Take each line containing "with" and report it exactly as written.

Raw records:
════════════════════
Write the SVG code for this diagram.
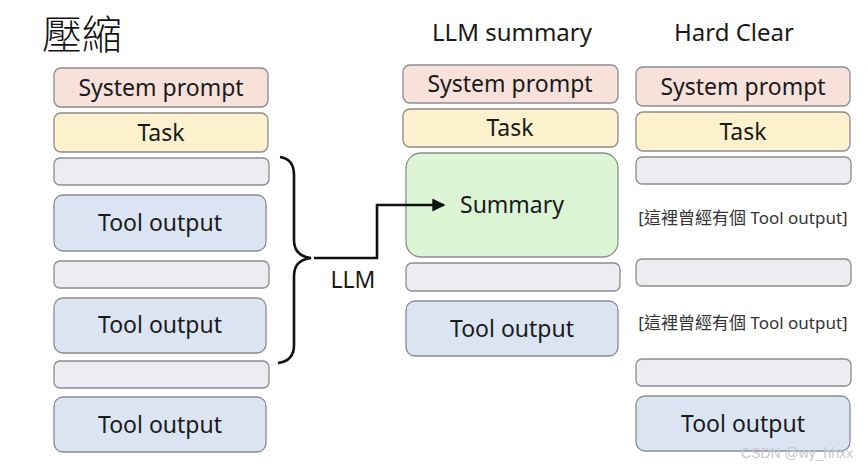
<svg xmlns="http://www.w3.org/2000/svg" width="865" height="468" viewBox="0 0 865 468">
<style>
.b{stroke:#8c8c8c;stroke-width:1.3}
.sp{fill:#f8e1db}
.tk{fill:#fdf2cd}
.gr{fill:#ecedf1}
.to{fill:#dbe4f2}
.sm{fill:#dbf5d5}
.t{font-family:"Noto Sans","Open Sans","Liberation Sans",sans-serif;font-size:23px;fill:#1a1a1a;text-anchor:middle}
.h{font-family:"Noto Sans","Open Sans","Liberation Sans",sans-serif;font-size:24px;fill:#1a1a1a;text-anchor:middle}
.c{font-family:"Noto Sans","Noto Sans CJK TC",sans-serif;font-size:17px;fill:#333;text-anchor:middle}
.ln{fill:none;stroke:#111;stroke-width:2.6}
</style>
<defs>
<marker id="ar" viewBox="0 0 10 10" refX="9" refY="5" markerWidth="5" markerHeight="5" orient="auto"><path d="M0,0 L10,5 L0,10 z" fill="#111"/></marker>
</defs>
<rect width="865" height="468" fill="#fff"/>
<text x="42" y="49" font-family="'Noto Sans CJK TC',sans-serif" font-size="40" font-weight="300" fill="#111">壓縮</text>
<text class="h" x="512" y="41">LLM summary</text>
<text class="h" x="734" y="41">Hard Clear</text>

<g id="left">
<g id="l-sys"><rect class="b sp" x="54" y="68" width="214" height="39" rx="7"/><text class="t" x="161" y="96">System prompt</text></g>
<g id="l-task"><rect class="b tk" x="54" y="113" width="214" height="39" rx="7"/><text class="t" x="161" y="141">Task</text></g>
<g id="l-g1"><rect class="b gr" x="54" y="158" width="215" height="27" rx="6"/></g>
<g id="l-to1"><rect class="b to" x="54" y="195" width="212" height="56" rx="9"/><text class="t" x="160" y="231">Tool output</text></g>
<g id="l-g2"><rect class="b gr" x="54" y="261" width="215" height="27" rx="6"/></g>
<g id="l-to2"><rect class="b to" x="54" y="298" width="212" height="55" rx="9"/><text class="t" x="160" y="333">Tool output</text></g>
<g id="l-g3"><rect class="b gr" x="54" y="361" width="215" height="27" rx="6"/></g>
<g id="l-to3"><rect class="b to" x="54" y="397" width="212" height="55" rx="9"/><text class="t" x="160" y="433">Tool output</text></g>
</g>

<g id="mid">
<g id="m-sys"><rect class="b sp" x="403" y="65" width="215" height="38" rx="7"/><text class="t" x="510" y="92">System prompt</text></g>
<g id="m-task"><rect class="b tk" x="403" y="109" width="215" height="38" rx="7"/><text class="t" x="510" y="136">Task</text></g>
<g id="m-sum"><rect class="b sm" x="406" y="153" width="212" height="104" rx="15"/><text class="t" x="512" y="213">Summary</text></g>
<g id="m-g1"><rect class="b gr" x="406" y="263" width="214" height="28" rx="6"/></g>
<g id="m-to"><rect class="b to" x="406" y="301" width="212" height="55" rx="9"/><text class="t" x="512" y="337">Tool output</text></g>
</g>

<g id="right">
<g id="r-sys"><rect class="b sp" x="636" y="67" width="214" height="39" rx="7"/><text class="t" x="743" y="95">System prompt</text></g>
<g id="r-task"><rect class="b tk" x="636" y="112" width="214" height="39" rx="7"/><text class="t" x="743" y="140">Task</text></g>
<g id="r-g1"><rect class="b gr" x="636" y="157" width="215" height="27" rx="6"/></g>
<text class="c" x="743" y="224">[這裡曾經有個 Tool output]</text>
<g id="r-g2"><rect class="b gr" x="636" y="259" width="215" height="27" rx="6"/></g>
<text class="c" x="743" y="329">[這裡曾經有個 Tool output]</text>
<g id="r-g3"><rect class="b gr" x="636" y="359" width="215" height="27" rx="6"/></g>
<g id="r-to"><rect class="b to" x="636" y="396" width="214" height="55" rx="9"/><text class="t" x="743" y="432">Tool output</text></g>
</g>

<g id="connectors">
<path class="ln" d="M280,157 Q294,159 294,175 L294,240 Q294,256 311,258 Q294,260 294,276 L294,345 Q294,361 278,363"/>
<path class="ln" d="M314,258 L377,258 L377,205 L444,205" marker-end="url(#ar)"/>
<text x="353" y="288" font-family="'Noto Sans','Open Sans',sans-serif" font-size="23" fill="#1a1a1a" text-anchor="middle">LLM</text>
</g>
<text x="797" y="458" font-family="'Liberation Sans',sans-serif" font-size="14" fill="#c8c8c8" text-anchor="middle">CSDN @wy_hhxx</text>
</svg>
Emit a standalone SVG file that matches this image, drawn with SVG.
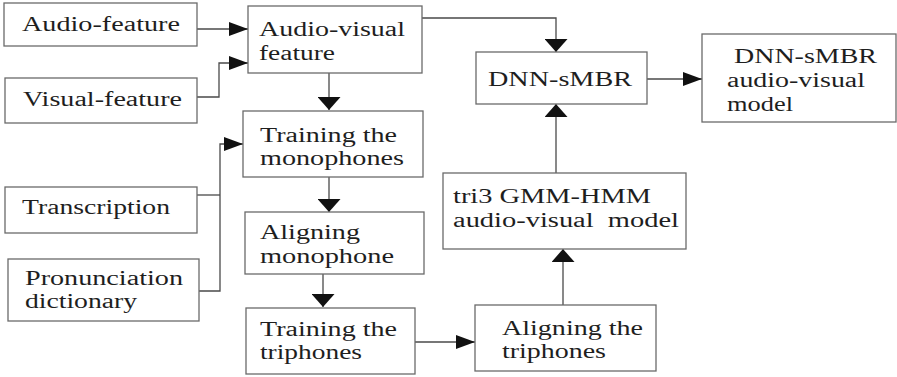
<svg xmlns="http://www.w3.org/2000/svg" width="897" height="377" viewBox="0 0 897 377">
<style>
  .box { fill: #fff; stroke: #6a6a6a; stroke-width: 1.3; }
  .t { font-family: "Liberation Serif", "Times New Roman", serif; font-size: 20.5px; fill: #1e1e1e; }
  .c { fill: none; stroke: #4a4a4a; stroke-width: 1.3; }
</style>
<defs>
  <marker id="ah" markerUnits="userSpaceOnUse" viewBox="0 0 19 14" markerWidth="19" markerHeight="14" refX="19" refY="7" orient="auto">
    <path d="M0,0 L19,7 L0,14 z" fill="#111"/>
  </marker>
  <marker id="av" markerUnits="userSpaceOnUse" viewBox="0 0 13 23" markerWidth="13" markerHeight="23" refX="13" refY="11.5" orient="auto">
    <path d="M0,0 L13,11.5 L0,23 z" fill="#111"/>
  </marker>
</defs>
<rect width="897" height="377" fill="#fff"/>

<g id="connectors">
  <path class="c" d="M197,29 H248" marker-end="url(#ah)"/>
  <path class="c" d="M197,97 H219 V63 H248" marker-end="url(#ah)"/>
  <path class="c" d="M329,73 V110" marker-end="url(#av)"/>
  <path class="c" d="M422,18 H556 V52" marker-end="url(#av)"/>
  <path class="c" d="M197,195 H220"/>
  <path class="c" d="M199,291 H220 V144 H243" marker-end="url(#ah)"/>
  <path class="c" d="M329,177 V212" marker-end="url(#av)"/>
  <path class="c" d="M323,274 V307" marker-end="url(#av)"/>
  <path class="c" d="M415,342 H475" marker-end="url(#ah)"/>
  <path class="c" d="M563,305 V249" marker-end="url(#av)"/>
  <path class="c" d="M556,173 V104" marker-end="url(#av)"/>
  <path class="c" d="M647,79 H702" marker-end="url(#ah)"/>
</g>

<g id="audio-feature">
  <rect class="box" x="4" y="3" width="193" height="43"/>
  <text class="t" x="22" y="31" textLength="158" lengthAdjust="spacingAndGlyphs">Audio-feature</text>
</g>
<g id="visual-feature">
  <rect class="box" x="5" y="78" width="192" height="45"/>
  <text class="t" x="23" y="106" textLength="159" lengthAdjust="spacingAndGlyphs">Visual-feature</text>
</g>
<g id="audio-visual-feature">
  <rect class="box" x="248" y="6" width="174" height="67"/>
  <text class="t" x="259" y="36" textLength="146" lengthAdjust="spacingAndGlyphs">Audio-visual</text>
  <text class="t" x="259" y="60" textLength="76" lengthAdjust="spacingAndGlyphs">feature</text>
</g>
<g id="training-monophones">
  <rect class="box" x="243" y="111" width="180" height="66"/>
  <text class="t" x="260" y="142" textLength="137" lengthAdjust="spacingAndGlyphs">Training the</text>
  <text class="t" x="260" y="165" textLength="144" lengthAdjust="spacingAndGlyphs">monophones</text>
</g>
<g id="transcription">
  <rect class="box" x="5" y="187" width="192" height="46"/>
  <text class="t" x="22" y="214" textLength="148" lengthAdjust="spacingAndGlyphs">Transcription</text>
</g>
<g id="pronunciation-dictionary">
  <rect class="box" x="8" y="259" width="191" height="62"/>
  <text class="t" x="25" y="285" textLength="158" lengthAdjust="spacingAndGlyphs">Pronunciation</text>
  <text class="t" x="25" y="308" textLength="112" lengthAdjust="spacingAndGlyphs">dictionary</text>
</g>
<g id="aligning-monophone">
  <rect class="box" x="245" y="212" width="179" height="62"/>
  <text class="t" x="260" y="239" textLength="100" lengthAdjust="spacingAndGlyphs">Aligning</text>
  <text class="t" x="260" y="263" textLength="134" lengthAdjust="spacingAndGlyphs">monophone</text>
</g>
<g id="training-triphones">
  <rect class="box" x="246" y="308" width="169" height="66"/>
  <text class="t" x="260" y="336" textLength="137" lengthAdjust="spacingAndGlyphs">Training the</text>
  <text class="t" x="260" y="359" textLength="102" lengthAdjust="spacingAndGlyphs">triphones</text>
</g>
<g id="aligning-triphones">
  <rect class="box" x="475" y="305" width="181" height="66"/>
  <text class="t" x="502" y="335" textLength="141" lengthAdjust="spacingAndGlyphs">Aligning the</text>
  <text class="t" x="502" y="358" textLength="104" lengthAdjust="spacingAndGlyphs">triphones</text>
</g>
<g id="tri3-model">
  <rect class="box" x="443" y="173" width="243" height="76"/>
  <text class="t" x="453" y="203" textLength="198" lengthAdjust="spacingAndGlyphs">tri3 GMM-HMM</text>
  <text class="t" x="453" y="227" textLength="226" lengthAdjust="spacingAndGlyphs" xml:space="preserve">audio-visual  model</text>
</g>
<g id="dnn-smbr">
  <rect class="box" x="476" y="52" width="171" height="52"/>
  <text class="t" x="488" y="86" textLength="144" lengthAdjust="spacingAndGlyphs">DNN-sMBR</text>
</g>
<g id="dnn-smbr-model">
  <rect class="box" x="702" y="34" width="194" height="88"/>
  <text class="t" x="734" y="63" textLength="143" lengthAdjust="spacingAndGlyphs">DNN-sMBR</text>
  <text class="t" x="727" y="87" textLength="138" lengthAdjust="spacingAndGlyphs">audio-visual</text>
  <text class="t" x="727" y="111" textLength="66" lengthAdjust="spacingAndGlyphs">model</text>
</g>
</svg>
════════════════════
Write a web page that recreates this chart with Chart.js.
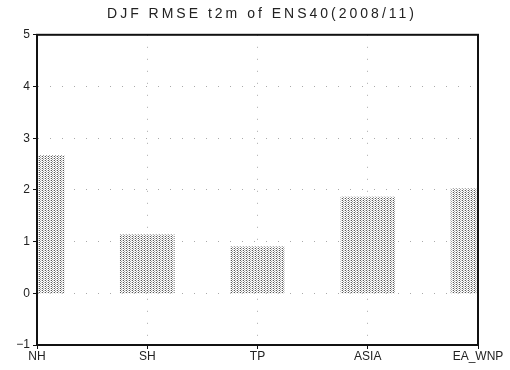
════════════════════
Correct result:
Emit a standalone SVG file that matches this image, drawn with SVG.
Write a web page that recreates this chart with Chart.js.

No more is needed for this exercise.